The rest is meetings, phone calls or dealing with stuff that isn't technically
my job but landed on my desk as the only techie on staff (which averages about
an hour a day ranging from hitting external IT with a wrench to speccing out
new technology etc).

------
neetodavid
It varies wildly. Some of my most engaging days are spent making no visible
progress on a tricky bug.

I think the job I had with the most enjoyable moment-to-moment time was doing
grounds maintenance on a golf course. It was nice to wake up early and spend
hours outside. Nice mix of things to do, clear (if sisyphean) goals, and
interesting coworkers.

------
axaxs
About 2 hours. I'm not a morning person, so that's out. I absolutely loathe
meetings, which are peppered throughout most of the remaining working hours
for no apparent reason. But after hours, from maybe 6 to 8 pm is a complete
enjoyable zen for me, and when I do 90 percent of my work.

------
asim_asghar65
Only one hour of job is enjoyable.But it is different in numbers according to
job type.

[http://www.jobz.pk/](http://www.jobz.pk/)

------
luhego
I enjoy the first 4 hours.
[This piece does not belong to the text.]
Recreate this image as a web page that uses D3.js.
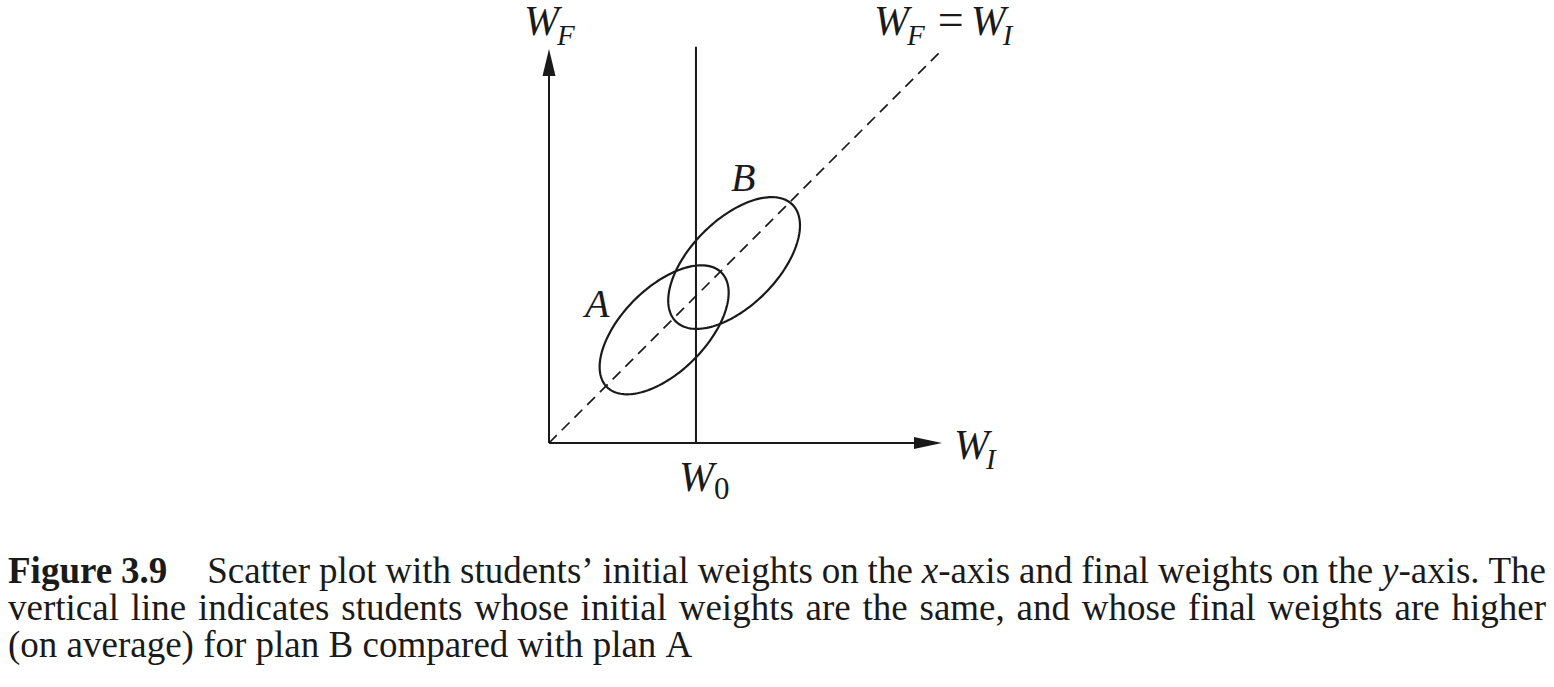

I start working very early in the morning (7-8 a.m)
so I can complete the most important tasks in those hours. After lunch, I just
don't feel like working anymore.

------
vkaku
3-4 hours, when I'm productive and nothing interferes. I'm planning to see if
I can increase it without suffering anything.

------
IpV8
Anywhere from 0 to 8! I'd say in average around 3.